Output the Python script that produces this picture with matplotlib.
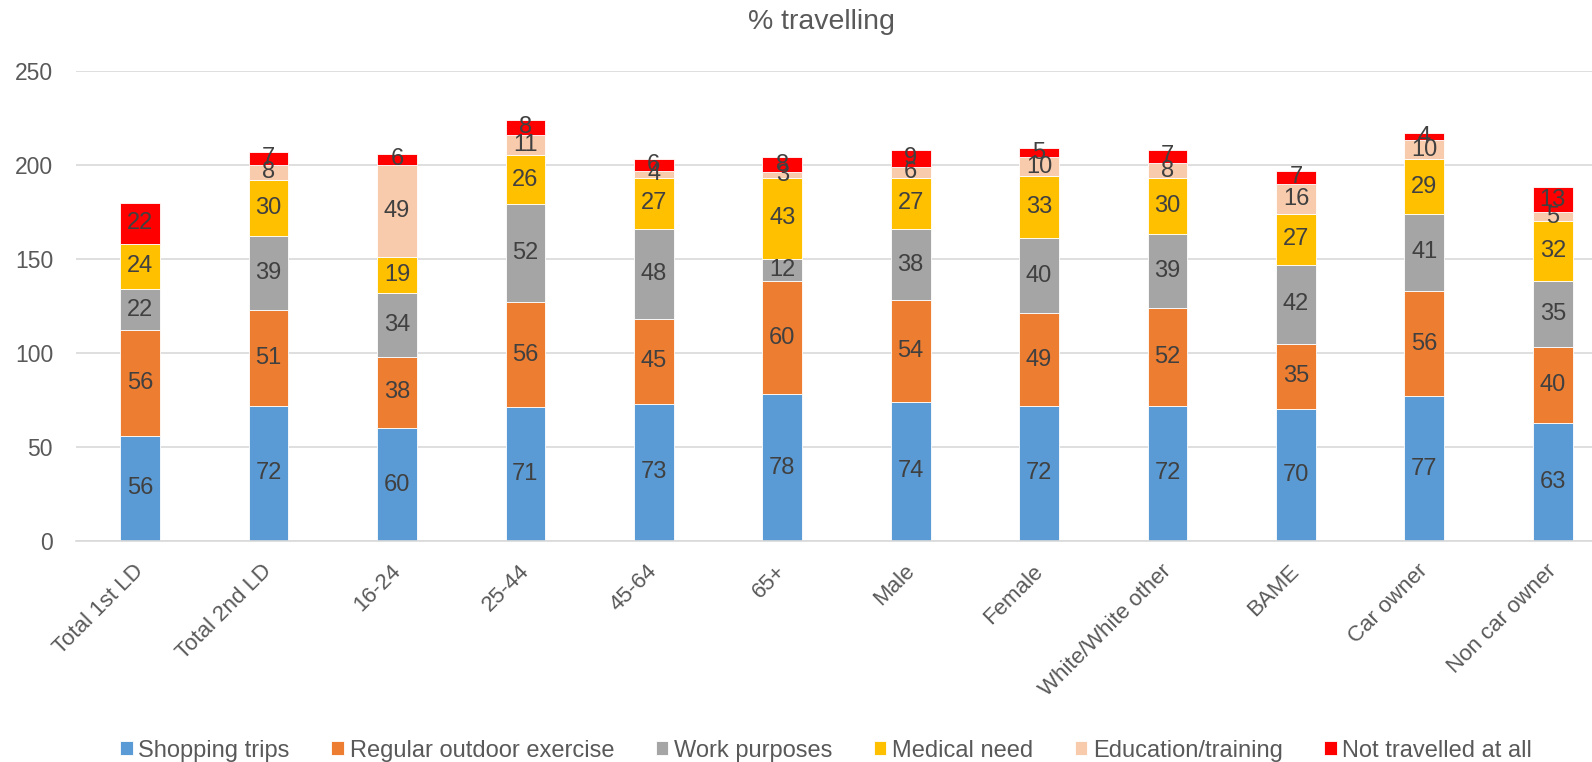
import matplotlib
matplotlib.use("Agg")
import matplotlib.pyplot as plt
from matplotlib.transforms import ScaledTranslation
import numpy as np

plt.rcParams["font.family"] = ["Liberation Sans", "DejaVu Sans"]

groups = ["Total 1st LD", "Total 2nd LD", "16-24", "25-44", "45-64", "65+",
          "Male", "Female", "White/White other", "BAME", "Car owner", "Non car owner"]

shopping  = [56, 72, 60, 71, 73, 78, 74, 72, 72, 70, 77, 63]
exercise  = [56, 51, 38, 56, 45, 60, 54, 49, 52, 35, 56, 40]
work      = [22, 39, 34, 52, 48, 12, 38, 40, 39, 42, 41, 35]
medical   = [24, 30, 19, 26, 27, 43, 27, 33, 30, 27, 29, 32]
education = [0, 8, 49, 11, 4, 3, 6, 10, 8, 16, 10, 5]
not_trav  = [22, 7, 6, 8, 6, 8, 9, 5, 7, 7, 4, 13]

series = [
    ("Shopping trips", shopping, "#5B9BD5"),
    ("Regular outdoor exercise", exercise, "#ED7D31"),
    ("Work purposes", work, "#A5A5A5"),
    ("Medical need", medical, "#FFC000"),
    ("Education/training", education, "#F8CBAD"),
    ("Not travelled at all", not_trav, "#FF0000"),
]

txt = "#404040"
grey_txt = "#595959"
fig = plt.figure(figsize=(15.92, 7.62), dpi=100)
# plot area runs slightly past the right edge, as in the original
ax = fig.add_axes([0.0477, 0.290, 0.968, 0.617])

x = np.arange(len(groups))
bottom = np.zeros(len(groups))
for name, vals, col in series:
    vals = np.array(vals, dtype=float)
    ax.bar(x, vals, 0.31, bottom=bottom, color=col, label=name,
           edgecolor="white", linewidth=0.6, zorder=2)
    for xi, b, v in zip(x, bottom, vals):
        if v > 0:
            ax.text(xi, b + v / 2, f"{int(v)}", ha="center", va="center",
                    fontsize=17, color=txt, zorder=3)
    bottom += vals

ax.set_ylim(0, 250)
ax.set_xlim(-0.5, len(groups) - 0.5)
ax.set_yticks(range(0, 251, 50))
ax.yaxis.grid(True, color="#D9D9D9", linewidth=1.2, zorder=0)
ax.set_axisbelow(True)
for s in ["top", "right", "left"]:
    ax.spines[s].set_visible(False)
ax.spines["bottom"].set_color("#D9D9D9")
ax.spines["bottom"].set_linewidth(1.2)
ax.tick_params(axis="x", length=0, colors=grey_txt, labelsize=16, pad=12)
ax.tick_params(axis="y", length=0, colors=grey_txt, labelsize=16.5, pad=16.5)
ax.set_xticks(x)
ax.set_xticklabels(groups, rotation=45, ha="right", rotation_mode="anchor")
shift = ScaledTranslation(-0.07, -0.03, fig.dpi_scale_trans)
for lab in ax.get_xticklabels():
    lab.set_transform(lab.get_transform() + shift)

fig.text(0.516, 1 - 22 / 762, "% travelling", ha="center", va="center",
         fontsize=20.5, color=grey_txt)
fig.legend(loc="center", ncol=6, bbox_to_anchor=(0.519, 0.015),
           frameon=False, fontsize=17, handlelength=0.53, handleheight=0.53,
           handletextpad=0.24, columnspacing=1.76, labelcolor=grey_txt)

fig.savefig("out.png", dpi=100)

□ □ □ □

## TASK DESCRIPTION:
Reproduce each line word for word and drop the pictures.

## TASK OUTPUT:
Output the Python script that produces this picture with matplotlib.
import matplotlib
matplotlib.use("Agg")
import matplotlib.pyplot as plt
from matplotlib.transforms import ScaledTranslation
import numpy as np

plt.rcParams["font.family"] = ["Liberation Sans", "DejaVu Sans"]

groups = ["Total 1st LD", "Total 2nd LD", "16-24", "25-44", "45-64", "65+",
          "Male", "Female", "White/White other", "BAME", "Car owner", "Non car owner"]

shopping  = [56, 72, 60, 71, 73, 78, 74, 72, 72, 70, 77, 63]
exercise  = [56, 51, 38, 56, 45, 60, 54, 49, 52, 35, 56, 40]
work      = [22, 39, 34, 52, 48, 12, 38, 40, 39, 42, 41, 35]
medical   = [24, 30, 19, 26, 27, 43, 27, 33, 30, 27, 29, 32]
education = [0, 8, 49, 11, 4, 3, 6, 10, 8, 16, 10, 5]
not_trav  = [22, 7, 6, 8, 6, 8, 9, 5, 7, 7, 4, 13]

series = [
    ("Shopping trips", shopping, "#5B9BD5"),
    ("Regular outdoor exercise", exercise, "#ED7D31"),
    ("Work purposes", work, "#A5A5A5"),
    ("Medical need", medical, "#FFC000"),
    ("Education/training", education, "#F8CBAD"),
    ("Not travelled at all", not_trav, "#FF0000"),
]

txt = "#404040"
grey_txt = "#595959"
fig = plt.figure(figsize=(15.92, 7.62), dpi=100)
# plot area runs slightly past the right edge, as in the original
ax = fig.add_axes([0.0477, 0.290, 0.968, 0.617])

x = np.arange(len(groups))
bottom = np.zeros(len(groups))
for name, vals, col in series:
    vals = np.array(vals, dtype=float)
    ax.bar(x, vals, 0.31, bottom=bottom, color=col, label=name,
           edgecolor="white", linewidth=0.6, zorder=2)
    for xi, b, v in zip(x, bottom, vals):
        if v > 0:
            ax.text(xi, b + v / 2, f"{int(v)}", ha="center", va="center",
                    fontsize=17, color=txt, zorder=3)
    bottom += vals

ax.set_ylim(0, 250)
ax.set_xlim(-0.5, len(groups) - 0.5)
ax.set_yticks(range(0, 251, 50))
ax.yaxis.grid(True, color="#D9D9D9", linewidth=1.2, zorder=0)
ax.set_axisbelow(True)
for s in ["top", "right", "left"]:
    ax.spines[s].set_visible(False)
ax.spines["bottom"].set_color("#D9D9D9")
ax.spines["bottom"].set_linewidth(1.2)
ax.tick_params(axis="x", length=0, colors=grey_txt, labelsize=16, pad=12)
ax.tick_params(axis="y", length=0, colors=grey_txt, labelsize=16.5, pad=16.5)
ax.set_xticks(x)
ax.set_xticklabels(groups, rotation=45, ha="right", rotation_mode="anchor")
shift = ScaledTranslation(-0.07, -0.03, fig.dpi_scale_trans)
for lab in ax.get_xticklabels():
    lab.set_transform(lab.get_transform() + shift)

fig.text(0.516, 1 - 22 / 762, "% travelling", ha="center", va="center",
         fontsize=20.5, color=grey_txt)
fig.legend(loc="center", ncol=6, bbox_to_anchor=(0.519, 0.015),
           frameon=False, fontsize=17, handlelength=0.53, handleheight=0.53,
           handletextpad=0.24, columnspacing=1.76, labelcolor=grey_txt)

fig.savefig("out.png", dpi=100)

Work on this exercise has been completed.